In the ceiling, which, if not painted by himself, is undoubtedly from his design, he had perhaps a freer hand in the arrangement, and has created a very lovely piece of decoration. Here the deities of the old heathen world appear as imaged in that delicious sentiment of the earlier Renaissance. Venus is wafted through the sky, drawn by two doves; Luna, nude to the waist, sits in a chariot with her nymphs in harness; Mercury holds his caduceus, the serpent wand; Apollo drives his four-horsed chariot; and—loveliest group of all—Jupiter receives the cup of nectar from young Ganymede, "such a cup-bearer" (I wrote in my Perugian notes) "as the tyrants of the Visconti or the Baglioni may have had—a slim young page with long floating curls, his limbs clad in tight red hose, and long ribbons twining around him, as on bent knee he offers the cup to his master."
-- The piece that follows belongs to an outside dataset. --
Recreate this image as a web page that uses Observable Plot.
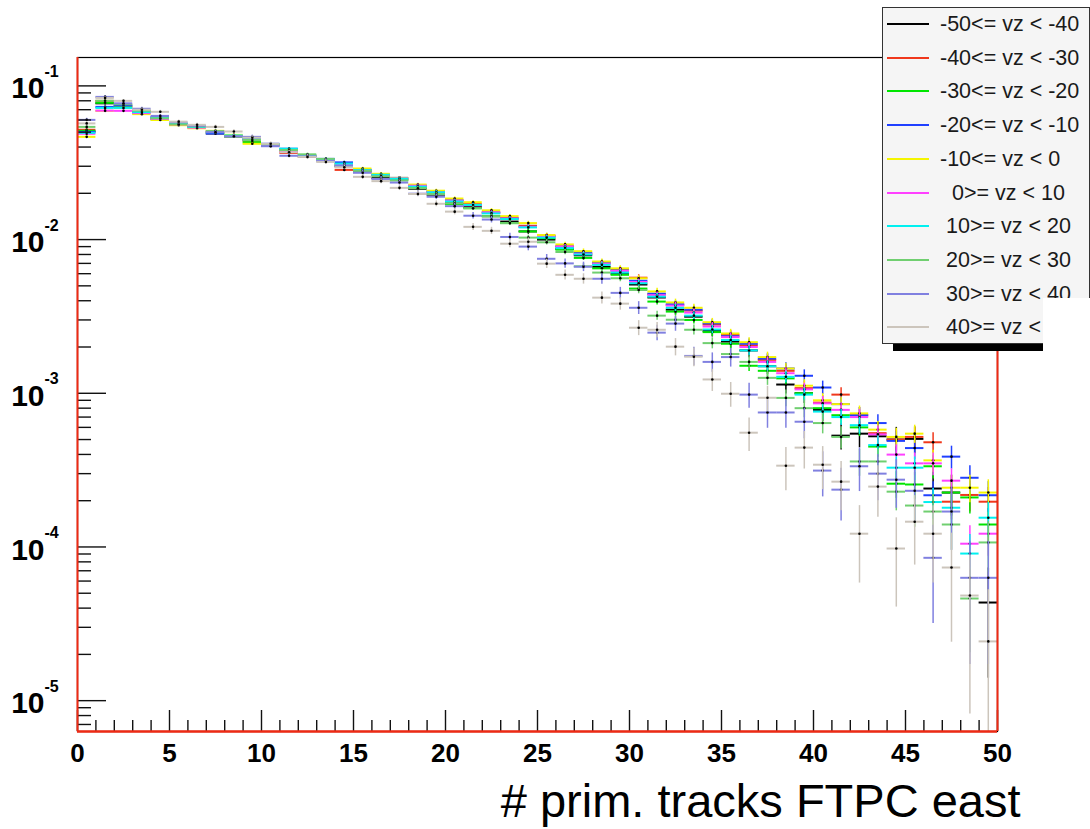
<!DOCTYPE html>
<html><head><meta charset="utf-8">
<script src="https://cdn.jsdelivr.net/npm/d3@7"></script>
<script src="https://cdn.jsdelivr.net/npm/@observablehq/plot@0.6"></script>
<style>
body{margin:0;background:#fff;}
#wrap{position:relative;width:1090px;height:829px;overflow:hidden;font-family:"Liberation Sans",Arial,Helvetica,sans-serif;}
.abs{position:absolute;}
.ltxt{position:absolute;font-size:21.5px;line-height:1;white-space:pre;color:#1a1a1a;transform:translateY(-50%);}
</style></head>
<body><div id="wrap"></div>
<script>
// ---- data ----
const binLow = [0,1,2,3,4,5,6,7,8,9,10,11,12,13,14,15,16,17,18,19,20,21,22,23,24,25,26,27,28,29,30,31,32,33,34,35,36,37,38,39,40,41,42,43,44,45,46,47,48,49];
const labels = ["-50<= vz < -40","-40<= vz < -30","-30<= vz < -20","-20<= vz < -10","-10<= vz < 0","  0>= vz < 10"," 10>= vz < 20"," 20>= vz < 30"," 30>= vz < 40"," 40>= vz < 50"];
const colors = ["#000000","#f0381c","#00e600","#2040ff","#f5f500","#ff40ff","#00f0f0","#70cf70","#8080e0","#ccc5bc"];
const entries = [50000,90000,100000,90000,100000,100000,100000,70000,30000,30000];

const vzM50 = [0.0505,0.0770,0.0745,0.0680,0.0612,0.0560,0.0540,0.0490,0.0470,0.0448,
 0.0410,0.0380,0.0349,0.0329,0.0300,0.0276,0.0252,0.0246,0.0214,0.0196,
 0.0172,0.0163,0.0142,0.0131,0.0113,0.0100,0.00870,0.00790,0.00665,0.00600,
 0.00510,0.00420,0.00350,0.00315,0.00255,0.00217,0.00190,0.00150,0.00114,0.00100,
 0.00078,0.00053,0.000546,0.000525,0.000500,0.000505,0.000240,0.000226,null,0.0000435];
const vzM40 = [0.0518,0.0799,0.0735,0.0680,0.0625,0.0560,0.0548,0.0505,0.0471,0.0440,
 0.0415,0.0366,0.0345,0.0329,0.0284,0.0284,0.0262,0.0250,0.0223,0.0205,
 0.0180,0.0170,0.0150,0.0138,0.0123,0.0106,0.00905,0.00810,0.00700,0.00640,
 0.00565,0.00440,0.00375,0.00345,0.00280,0.00240,0.00205,0.00165,0.00140,0.00108,
 0.00087,0.00098,0.00072,0.00055,0.00050,0.00052,0.00048,0.000197,0.000218,0.000197];
const vzM30 = [0.0510,0.0776,0.0730,0.0672,0.0605,0.0570,0.0538,0.0498,0.0468,0.0430,
 0.0410,0.0380,0.0356,0.0332,0.0308,0.0281,0.0262,0.0245,0.0218,0.0198,
 0.0170,0.0160,0.0142,0.0128,0.0113,0.0102,0.00860,0.00760,0.00650,0.00590,
 0.00480,0.00395,0.00340,0.00300,0.00250,0.00210,0.00151,0.00140,0.00125,0.00100,
 0.00080,0.00072,0.00060,0.00045,0.000258,0.000255,0.000335,0.000226,0.000210,0.000140];
const vzM20 = [0.0502,0.0730,0.0745,0.0670,0.0625,0.0565,0.0545,0.0490,0.0475,0.0450,
 0.0420,0.0390,0.0352,0.0335,0.0318,0.0285,0.0265,0.0252,0.0225,0.0206,
 0.0180,0.0168,0.0150,0.0137,0.0121,0.0105,0.00900,0.00820,0.00710,0.00630,
 0.00540,0.00445,0.00380,0.00350,0.00285,0.00235,0.00210,0.00168,0.00145,0.00130,
 0.00109,0.00085,0.00072,0.00064,0.00049,0.00044,0.000217,0.000387,0.000282,0.000217];
const vzM10 = [0.0466,0.0688,0.0720,0.0655,0.0600,0.0555,0.0530,0.0510,0.0480,0.0420,
 0.0412,0.0382,0.0350,0.0328,0.0310,0.0290,0.0268,0.0252,0.0228,0.0208,
 0.0185,0.0175,0.0155,0.0142,0.0128,0.0107,0.00930,0.00840,0.00720,0.00650,
 0.00560,0.00460,0.00390,0.00360,0.00290,0.00245,0.00215,0.00172,0.00145,0.00112,
 0.00090,0.00085,0.00074,0.00058,0.00052,0.000546,0.000366,0.000243,0.000243,0.000226];
const vzP0 = [0.0488,0.0690,0.0688,0.0665,0.0610,0.0562,0.0535,0.0505,0.0470,0.0445,
 0.0408,0.0375,0.0352,0.0330,0.0305,0.0282,0.0262,0.0250,0.0224,0.0203,
 0.0179,0.0167,0.0150,0.0137,0.0121,0.0104,0.00900,0.00805,0.00695,0.00625,
 0.00530,0.00435,0.00372,0.00335,0.00272,0.00232,0.00200,0.00160,0.00135,0.00106,
 0.00086,0.00078,0.00070,0.00054,0.000399,0.000350,0.000350,0.000270,0.000105,0.000122];
const vzP10 = [0.0495,0.0719,0.0719,0.0675,0.0620,0.0568,0.0540,0.0500,0.0476,0.0447,
 0.0418,0.0390,0.0350,0.0332,0.0312,0.0283,0.0264,0.0249,0.0221,0.0203,
 0.0177,0.0168,0.0148,0.0136,0.0120,0.0103,0.00880,0.00800,0.00685,0.00610,
 0.00520,0.00425,0.00360,0.00320,0.00260,0.00222,0.00190,0.00150,0.00128,0.00098,
 0.00076,0.00070,0.00062,0.00046,0.000328,0.000328,0.000196,0.000180,0.0000906,0.000155];
const vzP20 = [0.0541,0.0800,0.0760,0.0690,0.0615,0.0562,0.0545,0.0508,0.0470,0.0445,
 0.0415,0.0382,0.0358,0.0335,0.0300,0.0280,0.0258,0.0242,0.0216,0.0198,
 0.0172,0.0160,0.0142,0.0128,0.0103,0.00960,0.00830,0.00670,0.00610,0.00560,
 0.00470,0.00320,0.00301,0.00259,0.00212,0.00180,0.00160,0.00126,0.000933,0.00080,
 0.00064,0.00052,0.00036,0.00036,0.000229,0.000186,0.000170,0.000140,0.0000462,0.000107];
const vzP30 = [0.0601,0.0848,0.0770,0.0710,0.0638,0.0580,0.0550,0.0500,0.0470,0.0466,
 0.0405,0.0351,0.0348,0.0325,0.0302,0.0272,0.0248,0.0235,0.0199,0.0190,
 0.0165,0.0143,0.0135,0.0104,0.00900,0.00750,0.00700,0.00666,0.00556,0.00450,
 0.00360,0.00248,0.00284,0.00175,0.00160,0.00172,0.00098,0.00075,0.00075,0.000653,
 0.000314,0.000236,0.000335,0.000300,0.000274,0.000232,0.0000850,0.000170,0.0000630,0.0000630];
const vzP40 = [0.0570,0.0835,0.0799,0.0700,0.0678,0.0585,0.0558,0.0541,0.0505,0.0460,
 0.0420,0.0370,0.0345,0.0320,0.0295,0.0256,0.0240,0.0217,0.0198,0.0171,
 0.0152,0.0121,0.0114,0.0094,0.00968,0.00697,0.00590,0.00556,0.00419,0.00383,
 0.00267,0.00259,0.00201,0.00173,0.00123,0.000993,0.000554,0.000935,0.000338,0.000443,
 0.000343,0.000266,0.000122,0.000247,0.0000977,0.000146,0.000122,0.0000735,0.0000483,0.0000243];

const seriesValues = [vzM50,vzM40,vzM30,vzM20,vzM10,vzP0,vzP10,vzP20,vzP30,vzP40];

const xMajorTicks = [0,5,10,15,20,25,30,35,40,45,50];
const xMinorTicks = [1,2,3,4,6,7,8,9,11,12,13,14,16,17,18,19,21,22,23,24,26,27,28,29,31,32,33,34,36,37,38,39,41,42,43,44,46,47,48,49];
const yDecades = [1e-5,1e-4,1e-3,1e-2,1e-1];
const yExpLabels = ["-5","-4","-3","-2","-1"];
const yMinorMult = [2,3,4,5,6,7,8,9];
const xTitle = "# prim. tracks FTPC east";

// ---- layout ----
const W = 1090, H = 829;
const mL = 77, mR = 93, mT = 57, mB = 98;
const frameW = W - mL - mR, frameH = H - mT - mB;
const yMin = 6.3e-6, yMax = 0.153;
const frameRed = "#ee2a14";

const yMinorTicks = [];
for (const d of [1e-6, ...yDecades]) for (const m of yMinorMult) { const v = d*m; if (v > yMin && v < yMax) yMinorTicks.push(v); }

const marks = [];
seriesValues.forEach((vals, s) => {
  const rows = [];
  vals.forEach((v, k) => {
    if (v == null) return;
    const e = Math.sqrt(v / entries[s]);
    rows.push({x1: binLow[k], x2: binLow[k] + 1, xc: binLow[k] + 0.5, v, lo: Math.max(v - e, 1e-9), hi: v + e});
  });
  marks.push(Plot.ruleY(rows, {y: "v", x1: "x1", x2: "x2", stroke: colors[s], strokeWidth: 2, clip: true}));
  marks.push(Plot.ruleX(rows, {x: "xc", y1: "lo", y2: "hi", stroke: colors[s], strokeWidth: 1.5, clip: true}));
  marks.push(Plot.dot(rows, {x: "xc", y: "v", r: 1.3, fill: "#000", stroke: null, clip: true}));
});

const chart = Plot.plot({
  width: W, height: H,
  marginLeft: mL, marginRight: mR, marginTop: mT, marginBottom: mB,
  style: {background: "white", fontFamily: "'Liberation Sans', Arial, Helvetica, sans-serif", overflow: "visible"},
  x: {domain: [0, 50], axis: null},
  y: {type: "log", domain: [yMin, yMax], axis: null},
  marks: [
    ...marks,
    // ticks (inside frame)
    Plot.tickY(yMinorTicks, {y: d => d, stroke: "#111", strokeWidth: 1.4, insetRight: frameW - 14}),
    Plot.tickY(yDecades, {y: d => d, stroke: "#111", strokeWidth: 1.4, insetRight: frameW - 29}),
    Plot.tickX(xMinorTicks, {x: d => d, stroke: "#111", strokeWidth: 1.4, insetTop: frameH - 11}),
    Plot.tickX(xMajorTicks, {x: d => d, stroke: "#111", strokeWidth: 1.4, insetTop: frameH - 21}),
    // frame
    Plot.frame({stroke: "#000", strokeWidth: 1.2}),
    Plot.ruleX([0, 50], {x: d => d, stroke: frameRed, strokeWidth: 2}),
    Plot.ruleY([yMin], {y: d => d, stroke: frameRed, strokeWidth: 2.5}),
    // axis labels
    Plot.text(yDecades, {y: d => d, text: () => "10", frameAnchor: "left", dx: -33, dy: 3, textAnchor: "end", lineAnchor: "middle", fontSize: 30, fontWeight: "bold"}),
    Plot.text(yDecades, {y: d => d, text: (d, i) => yExpLabels[i], frameAnchor: "left", dx: -33, dy: -14, textAnchor: "start", lineAnchor: "middle", fontSize: 16, fontWeight: "bold"}),
    Plot.text(xMajorTicks, {x: d => d, text: d => String(d), frameAnchor: "bottom", dy: 22, lineAnchor: "middle", fontSize: 26, fontWeight: "bold"}),
    Plot.text([xTitle], {text: d => d, frameAnchor: "bottom-right", dx: 23, dy: 85, textAnchor: "end", lineAnchor: "bottom", fontSize: 47})
  ]
});

const wrap = document.getElementById("wrap");
wrap.appendChild(chart);

// ---- legend (ROOT TLegend style) ----
const shadow = document.createElement("div");
shadow.className = "abs";
Object.assign(shadow.style, {left: "893px", top: "343px", width: "150px", height: "8px", background: "#000"});
wrap.appendChild(shadow);

const box = document.createElement("div");
box.className = "abs";
Object.assign(box.style, {left: "882px", top: "7px", width: "206px", height: "335px", background: "#f5f5f5", border: "1px solid #333"});
wrap.appendChild(box);

labels.forEach((lab, i) => {
  const yc = 24 + i * 33.7;
  const ln = document.createElement("div");
  ln.className = "abs";
  Object.assign(ln.style, {left: "887px", top: (yc - 1) + "px", width: "42px", height: "2px", background: colors[i]});
  wrap.appendChild(ln);
  const t = document.createElement("div");
  t.className = "ltxt";
  t.style.left = "940px";
  t.style.top = (yc + 1) + "px";
  t.textContent = lab;
  wrap.appendChild(t);
});

const patch = document.createElement("div");
patch.className = "abs";
Object.assign(patch.style, {left: "1043px", top: "298px", width: "47px", height: "55px", background: "#fff"});
wrap.appendChild(patch);
</script>
</body></html>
His fellow-citizens wished the master to include his own portrait in the frescoes of their Cambio, and here it is, for us, a square, solid-looking face of middle life, whose hair escapes from the tight red cap—a face not perhaps attractive, but of intellectuality and power, and with great determination in the lines of mouth and chin. The Latin lines of compliment beneath are probably due to the scholarly pen of Maturanzio, and on the other side the words Anno Salut. MD give the date of the work's completion—the central date, as we may fairly take it, of Perugino's genius, and his life-work in art. It is the moment when he climbs the hill-top—this fateful year that divides the century—and stands upon the highest ground; henceforth for him too, as for his country, the slow years mark the footsteps of decline.

III

Rafaelle Sanzio of Urbino had lost his mother, Magia Ciarla, in 1491, and his father, Giovanni Santi, three years later. It was not long after this that he was placed by his relatives for instruction in Perugino's famous workshop at Perugia, and we may safely assume that he was there during part of the master's richly creative period which we have just traversed, and that his hand was busied, along with those of other pupils, in the paintings of the frescoes of the Sala del Cambio.